* **SUPPLIED DATA**:
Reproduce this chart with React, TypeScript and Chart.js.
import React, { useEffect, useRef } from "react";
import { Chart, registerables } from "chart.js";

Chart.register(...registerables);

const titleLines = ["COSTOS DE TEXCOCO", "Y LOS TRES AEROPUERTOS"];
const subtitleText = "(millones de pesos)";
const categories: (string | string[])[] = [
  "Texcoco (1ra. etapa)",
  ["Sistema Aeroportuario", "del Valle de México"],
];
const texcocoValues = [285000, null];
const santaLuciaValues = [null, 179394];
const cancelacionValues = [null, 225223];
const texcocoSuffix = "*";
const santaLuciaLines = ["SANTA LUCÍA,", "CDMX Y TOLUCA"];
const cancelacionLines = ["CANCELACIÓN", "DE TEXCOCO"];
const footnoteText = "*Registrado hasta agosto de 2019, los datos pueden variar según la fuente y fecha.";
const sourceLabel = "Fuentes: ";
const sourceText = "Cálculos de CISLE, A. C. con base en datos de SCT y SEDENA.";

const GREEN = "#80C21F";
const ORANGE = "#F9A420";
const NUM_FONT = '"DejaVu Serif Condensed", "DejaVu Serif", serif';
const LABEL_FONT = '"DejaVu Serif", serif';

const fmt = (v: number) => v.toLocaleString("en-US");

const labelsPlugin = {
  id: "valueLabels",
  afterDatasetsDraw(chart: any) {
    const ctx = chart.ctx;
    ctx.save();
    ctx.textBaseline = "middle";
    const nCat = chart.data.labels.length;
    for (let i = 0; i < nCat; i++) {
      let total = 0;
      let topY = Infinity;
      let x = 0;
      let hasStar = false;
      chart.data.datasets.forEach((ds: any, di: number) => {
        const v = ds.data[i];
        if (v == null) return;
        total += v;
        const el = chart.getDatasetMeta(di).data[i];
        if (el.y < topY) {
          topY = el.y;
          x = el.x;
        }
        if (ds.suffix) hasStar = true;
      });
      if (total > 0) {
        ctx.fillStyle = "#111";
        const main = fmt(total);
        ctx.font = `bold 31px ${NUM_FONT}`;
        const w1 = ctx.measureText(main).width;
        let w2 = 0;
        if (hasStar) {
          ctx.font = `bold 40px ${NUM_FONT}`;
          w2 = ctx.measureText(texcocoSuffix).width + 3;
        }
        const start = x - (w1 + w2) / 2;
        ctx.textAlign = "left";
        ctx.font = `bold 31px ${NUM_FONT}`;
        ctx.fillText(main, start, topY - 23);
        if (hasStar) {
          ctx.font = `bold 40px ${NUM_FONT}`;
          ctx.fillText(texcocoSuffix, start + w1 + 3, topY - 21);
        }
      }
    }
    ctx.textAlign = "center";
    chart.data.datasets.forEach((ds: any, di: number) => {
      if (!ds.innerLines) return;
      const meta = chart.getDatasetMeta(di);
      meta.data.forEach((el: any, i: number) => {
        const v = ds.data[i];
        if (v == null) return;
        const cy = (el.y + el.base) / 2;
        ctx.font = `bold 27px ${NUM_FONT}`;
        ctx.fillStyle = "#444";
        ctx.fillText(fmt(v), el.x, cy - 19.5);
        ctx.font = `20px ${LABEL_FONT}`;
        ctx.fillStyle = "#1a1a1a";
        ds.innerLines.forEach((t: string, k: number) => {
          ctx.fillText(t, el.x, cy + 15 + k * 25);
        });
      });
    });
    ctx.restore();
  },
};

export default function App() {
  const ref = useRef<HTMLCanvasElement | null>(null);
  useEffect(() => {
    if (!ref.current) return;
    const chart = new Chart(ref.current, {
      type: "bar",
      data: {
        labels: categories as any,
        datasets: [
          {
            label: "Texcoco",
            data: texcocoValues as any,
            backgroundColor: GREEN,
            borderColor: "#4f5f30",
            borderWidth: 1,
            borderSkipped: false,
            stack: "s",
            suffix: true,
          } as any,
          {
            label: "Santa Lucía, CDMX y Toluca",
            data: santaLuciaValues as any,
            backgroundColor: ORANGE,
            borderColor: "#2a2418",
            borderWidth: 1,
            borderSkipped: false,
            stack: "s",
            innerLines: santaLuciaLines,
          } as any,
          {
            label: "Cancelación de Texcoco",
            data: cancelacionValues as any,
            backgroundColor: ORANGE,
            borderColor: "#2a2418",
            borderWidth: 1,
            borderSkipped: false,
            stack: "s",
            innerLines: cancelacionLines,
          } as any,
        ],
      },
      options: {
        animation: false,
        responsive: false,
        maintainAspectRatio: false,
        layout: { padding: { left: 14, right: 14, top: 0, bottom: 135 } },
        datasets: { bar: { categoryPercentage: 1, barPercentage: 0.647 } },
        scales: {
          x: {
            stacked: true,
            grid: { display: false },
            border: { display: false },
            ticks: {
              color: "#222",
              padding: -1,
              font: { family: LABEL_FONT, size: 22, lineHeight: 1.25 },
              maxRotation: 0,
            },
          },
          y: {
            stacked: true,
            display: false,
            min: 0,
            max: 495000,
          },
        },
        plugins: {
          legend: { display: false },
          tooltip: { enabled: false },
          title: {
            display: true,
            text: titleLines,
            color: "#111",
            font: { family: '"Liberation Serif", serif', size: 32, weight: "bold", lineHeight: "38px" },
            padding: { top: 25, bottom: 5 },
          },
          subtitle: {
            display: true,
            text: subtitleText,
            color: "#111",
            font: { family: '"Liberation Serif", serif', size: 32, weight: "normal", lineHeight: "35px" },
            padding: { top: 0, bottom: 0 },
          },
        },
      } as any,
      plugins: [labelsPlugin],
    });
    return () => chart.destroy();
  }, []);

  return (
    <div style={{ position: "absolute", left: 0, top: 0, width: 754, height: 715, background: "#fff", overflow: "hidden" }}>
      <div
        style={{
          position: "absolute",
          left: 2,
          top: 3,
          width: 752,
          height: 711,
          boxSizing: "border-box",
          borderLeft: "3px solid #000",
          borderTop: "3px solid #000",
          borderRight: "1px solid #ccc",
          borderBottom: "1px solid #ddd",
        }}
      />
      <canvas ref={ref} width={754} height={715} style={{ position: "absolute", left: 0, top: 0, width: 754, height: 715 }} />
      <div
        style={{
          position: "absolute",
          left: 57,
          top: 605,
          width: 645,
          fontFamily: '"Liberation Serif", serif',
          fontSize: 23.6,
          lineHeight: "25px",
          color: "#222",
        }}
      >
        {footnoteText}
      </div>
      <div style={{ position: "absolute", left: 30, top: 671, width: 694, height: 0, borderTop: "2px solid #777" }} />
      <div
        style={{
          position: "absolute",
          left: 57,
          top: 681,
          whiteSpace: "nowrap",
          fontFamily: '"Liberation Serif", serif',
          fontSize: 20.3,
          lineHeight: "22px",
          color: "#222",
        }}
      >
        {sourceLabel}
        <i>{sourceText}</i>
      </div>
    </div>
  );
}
---
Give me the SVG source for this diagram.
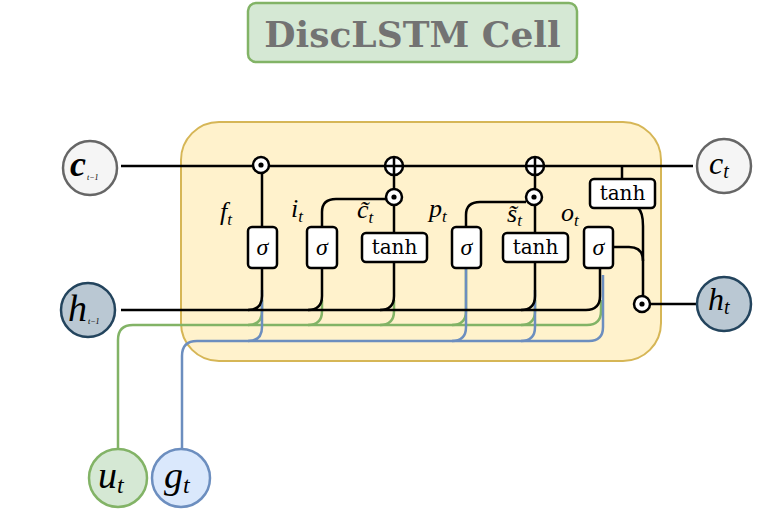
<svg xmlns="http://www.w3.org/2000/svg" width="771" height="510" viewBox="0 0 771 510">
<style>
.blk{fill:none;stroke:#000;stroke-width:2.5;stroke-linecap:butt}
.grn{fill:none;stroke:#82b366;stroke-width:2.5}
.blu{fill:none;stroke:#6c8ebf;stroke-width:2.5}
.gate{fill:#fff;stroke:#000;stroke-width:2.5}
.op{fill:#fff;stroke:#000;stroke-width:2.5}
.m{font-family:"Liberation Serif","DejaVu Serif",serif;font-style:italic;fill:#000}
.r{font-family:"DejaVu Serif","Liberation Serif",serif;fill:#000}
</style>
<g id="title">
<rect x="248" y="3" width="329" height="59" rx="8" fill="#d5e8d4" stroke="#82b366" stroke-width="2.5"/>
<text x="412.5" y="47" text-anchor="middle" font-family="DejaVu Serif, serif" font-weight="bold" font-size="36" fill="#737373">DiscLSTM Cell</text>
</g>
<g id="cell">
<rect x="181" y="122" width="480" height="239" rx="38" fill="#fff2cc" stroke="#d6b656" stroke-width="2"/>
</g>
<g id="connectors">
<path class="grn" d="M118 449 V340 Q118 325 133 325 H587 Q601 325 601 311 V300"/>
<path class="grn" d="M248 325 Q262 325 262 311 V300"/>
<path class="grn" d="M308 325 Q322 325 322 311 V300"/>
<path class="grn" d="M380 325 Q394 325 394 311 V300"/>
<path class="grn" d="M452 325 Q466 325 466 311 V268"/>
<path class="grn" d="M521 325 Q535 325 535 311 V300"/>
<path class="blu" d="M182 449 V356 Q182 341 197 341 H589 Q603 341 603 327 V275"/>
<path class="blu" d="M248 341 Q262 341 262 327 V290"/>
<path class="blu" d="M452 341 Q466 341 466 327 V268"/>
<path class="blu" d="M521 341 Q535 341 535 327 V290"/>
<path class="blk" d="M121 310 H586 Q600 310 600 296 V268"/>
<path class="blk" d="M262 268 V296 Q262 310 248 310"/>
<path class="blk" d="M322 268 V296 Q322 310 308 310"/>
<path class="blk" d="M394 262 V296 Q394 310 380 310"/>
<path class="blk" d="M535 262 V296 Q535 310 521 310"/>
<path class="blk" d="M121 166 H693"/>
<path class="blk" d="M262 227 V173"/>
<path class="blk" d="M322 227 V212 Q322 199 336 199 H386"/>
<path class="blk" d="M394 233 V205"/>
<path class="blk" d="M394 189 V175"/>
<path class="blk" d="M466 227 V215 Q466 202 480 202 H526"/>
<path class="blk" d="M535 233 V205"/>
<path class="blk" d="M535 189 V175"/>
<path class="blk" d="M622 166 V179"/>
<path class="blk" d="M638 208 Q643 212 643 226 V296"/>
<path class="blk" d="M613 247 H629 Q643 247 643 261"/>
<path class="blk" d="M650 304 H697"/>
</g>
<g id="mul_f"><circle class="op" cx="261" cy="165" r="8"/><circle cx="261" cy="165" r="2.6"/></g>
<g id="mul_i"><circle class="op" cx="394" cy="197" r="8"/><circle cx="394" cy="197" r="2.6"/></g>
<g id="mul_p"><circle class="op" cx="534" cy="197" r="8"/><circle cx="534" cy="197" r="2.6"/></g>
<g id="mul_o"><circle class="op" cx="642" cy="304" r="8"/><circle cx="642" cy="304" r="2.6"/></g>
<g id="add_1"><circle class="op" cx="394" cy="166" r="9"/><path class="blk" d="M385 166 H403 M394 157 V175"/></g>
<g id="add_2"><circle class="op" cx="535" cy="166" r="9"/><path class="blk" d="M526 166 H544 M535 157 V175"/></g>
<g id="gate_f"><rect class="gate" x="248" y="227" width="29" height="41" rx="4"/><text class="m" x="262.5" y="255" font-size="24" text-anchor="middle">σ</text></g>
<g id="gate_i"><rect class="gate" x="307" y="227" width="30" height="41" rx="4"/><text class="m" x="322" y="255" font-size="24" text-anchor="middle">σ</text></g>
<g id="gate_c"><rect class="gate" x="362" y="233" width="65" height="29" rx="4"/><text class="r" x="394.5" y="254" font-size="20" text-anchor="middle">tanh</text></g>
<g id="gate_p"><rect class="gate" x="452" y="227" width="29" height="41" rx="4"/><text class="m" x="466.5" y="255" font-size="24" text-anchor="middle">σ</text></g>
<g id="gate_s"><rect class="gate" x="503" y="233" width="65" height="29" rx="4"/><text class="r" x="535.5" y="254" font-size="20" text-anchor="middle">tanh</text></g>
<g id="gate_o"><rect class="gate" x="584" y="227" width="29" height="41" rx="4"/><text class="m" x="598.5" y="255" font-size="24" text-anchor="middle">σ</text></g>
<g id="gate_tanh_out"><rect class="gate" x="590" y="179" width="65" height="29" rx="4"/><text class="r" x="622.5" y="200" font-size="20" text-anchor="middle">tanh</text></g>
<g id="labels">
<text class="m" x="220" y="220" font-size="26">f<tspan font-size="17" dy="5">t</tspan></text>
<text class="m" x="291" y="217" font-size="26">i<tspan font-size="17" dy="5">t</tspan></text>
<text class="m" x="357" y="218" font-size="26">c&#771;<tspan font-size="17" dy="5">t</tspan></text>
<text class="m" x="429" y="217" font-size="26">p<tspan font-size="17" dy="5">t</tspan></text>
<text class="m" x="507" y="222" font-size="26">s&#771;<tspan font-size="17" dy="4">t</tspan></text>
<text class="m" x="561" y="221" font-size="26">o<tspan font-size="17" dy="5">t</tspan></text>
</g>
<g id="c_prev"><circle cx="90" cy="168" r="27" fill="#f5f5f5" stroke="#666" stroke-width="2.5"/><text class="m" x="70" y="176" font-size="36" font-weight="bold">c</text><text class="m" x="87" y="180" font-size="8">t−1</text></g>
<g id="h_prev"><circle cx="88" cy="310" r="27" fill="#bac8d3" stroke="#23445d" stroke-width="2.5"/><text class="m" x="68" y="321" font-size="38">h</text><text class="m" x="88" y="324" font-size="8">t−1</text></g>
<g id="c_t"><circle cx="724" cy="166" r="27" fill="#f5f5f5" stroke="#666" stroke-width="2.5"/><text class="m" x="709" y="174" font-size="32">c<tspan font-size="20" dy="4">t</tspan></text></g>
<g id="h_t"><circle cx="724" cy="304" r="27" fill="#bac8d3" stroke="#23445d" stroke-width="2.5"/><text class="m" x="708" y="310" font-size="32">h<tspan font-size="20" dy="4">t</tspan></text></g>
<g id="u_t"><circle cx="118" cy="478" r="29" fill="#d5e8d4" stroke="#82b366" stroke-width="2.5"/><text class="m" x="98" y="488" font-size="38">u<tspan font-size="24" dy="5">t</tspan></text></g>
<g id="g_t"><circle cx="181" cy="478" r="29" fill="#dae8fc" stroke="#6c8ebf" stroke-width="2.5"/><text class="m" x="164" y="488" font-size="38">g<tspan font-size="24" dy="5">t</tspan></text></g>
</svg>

* **GOAL**: Using the entries above, extract exactly the span from the line with "Reproduce this chart" to the line with "const fmt = (v: number)", both lines included; leave out everything else.

* **SOLUTION**:
Reproduce this chart with React, TypeScript and Chart.js.
import React, { useEffect, useRef } from "react";
import { Chart, registerables } from "chart.js";

Chart.register(...registerables);

const titleLines = ["COSTOS DE TEXCOCO", "Y LOS TRES AEROPUERTOS"];
const subtitleText = "(millones de pesos)";
const categories: (string | string[])[] = [
  "Texcoco (1ra. etapa)",
  ["Sistema Aeroportuario", "del Valle de México"],
];
const texcocoValues = [285000, null];
const santaLuciaValues = [null, 179394];
const cancelacionValues = [null, 225223];
const texcocoSuffix = "*";
const santaLuciaLines = ["SANTA LUCÍA,", "CDMX Y TOLUCA"];
const cancelacionLines = ["CANCELACIÓN", "DE TEXCOCO"];
const footnoteText = "*Registrado hasta agosto de 2019, los datos pueden variar según la fuente y fecha.";
const sourceLabel = "Fuentes: ";
const sourceText = "Cálculos de CISLE, A. C. con base en datos de SCT y SEDENA.";

const GREEN = "#80C21F";
const ORANGE = "#F9A420";
const NUM_FONT = '"DejaVu Serif Condensed", "DejaVu Serif", serif';
const LABEL_FONT = '"DejaVu Serif", serif';

const fmt = (v: number) => v.toLocaleString("en-US");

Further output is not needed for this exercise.